* Start TASK INPUT *

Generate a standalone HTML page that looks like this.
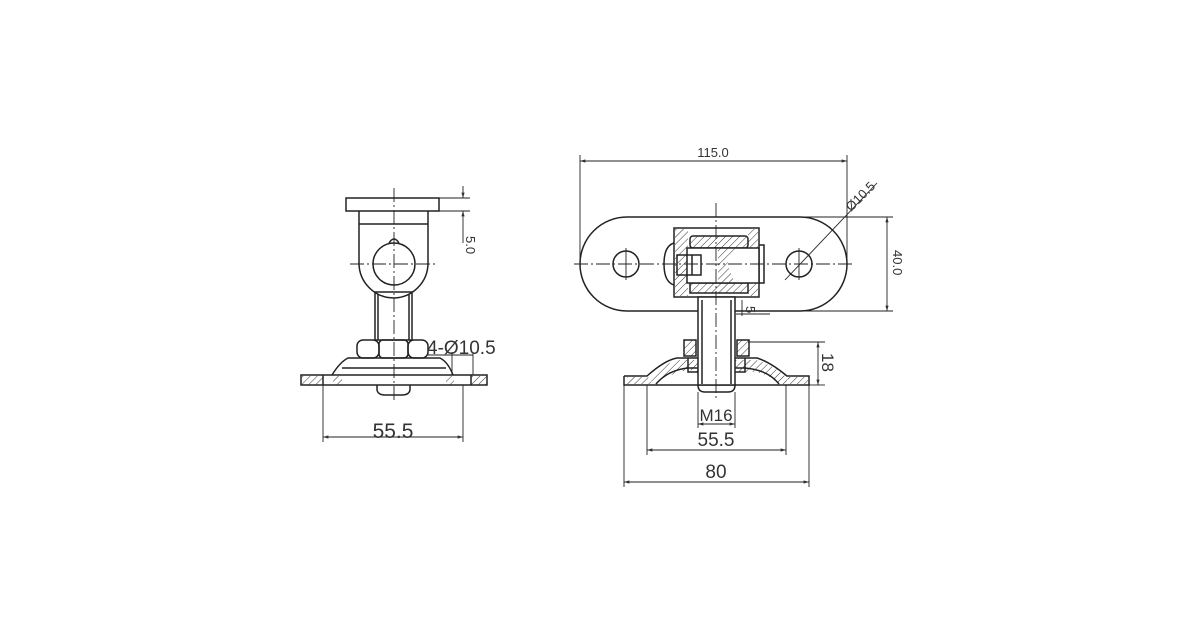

* End TASK INPUT *
* Start TASK INPUT *

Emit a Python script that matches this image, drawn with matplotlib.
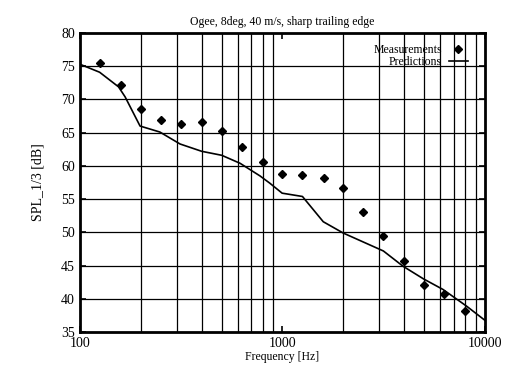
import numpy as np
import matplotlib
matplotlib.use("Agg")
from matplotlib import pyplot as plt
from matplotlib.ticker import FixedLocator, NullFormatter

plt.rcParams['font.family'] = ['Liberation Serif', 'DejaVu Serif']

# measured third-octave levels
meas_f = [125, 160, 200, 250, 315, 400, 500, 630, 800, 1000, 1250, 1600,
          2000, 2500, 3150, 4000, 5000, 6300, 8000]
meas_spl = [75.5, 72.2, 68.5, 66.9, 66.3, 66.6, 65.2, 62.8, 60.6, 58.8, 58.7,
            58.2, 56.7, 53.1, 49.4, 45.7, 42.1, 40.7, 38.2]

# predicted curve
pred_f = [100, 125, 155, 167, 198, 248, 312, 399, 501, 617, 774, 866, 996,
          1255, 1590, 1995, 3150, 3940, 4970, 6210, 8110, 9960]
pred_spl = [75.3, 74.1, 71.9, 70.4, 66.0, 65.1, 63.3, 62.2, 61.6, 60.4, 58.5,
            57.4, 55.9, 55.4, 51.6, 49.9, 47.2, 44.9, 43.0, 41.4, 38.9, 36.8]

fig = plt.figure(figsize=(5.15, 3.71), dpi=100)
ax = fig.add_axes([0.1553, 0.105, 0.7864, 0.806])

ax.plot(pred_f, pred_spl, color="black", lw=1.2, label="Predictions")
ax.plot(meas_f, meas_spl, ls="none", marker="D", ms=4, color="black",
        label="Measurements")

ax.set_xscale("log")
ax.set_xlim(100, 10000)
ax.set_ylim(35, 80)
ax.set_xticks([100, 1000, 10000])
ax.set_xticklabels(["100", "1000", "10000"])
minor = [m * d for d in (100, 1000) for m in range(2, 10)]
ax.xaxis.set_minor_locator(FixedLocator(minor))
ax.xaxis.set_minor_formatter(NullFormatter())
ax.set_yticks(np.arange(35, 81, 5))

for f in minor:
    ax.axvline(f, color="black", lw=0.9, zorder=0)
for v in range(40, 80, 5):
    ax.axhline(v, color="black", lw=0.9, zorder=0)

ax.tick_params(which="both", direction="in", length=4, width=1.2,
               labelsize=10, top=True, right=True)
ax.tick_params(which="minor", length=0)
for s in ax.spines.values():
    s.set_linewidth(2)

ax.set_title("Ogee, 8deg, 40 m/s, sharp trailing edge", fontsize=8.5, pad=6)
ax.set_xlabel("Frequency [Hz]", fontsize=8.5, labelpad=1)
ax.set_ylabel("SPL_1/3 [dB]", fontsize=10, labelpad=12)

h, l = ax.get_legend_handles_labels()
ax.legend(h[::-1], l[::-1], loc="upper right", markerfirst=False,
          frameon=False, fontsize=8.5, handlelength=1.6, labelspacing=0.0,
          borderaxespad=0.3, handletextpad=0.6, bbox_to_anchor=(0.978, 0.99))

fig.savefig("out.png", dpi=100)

* End TASK INPUT *

EXERCISE GOAL: Include both the line containing "Emit a Python" and the line containing "plt.rcParams['font.family'] = ['Liberation" when you write out everything between them, exactly. Leave the pictures out.

CORRECT ANSWER:
Emit a Python script that matches this image, drawn with matplotlib.
import numpy as np
import matplotlib
matplotlib.use("Agg")
from matplotlib import pyplot as plt
from matplotlib.ticker import FixedLocator, NullFormatter

plt.rcParams['font.family'] = ['Liberation Serif', 'DejaVu Serif']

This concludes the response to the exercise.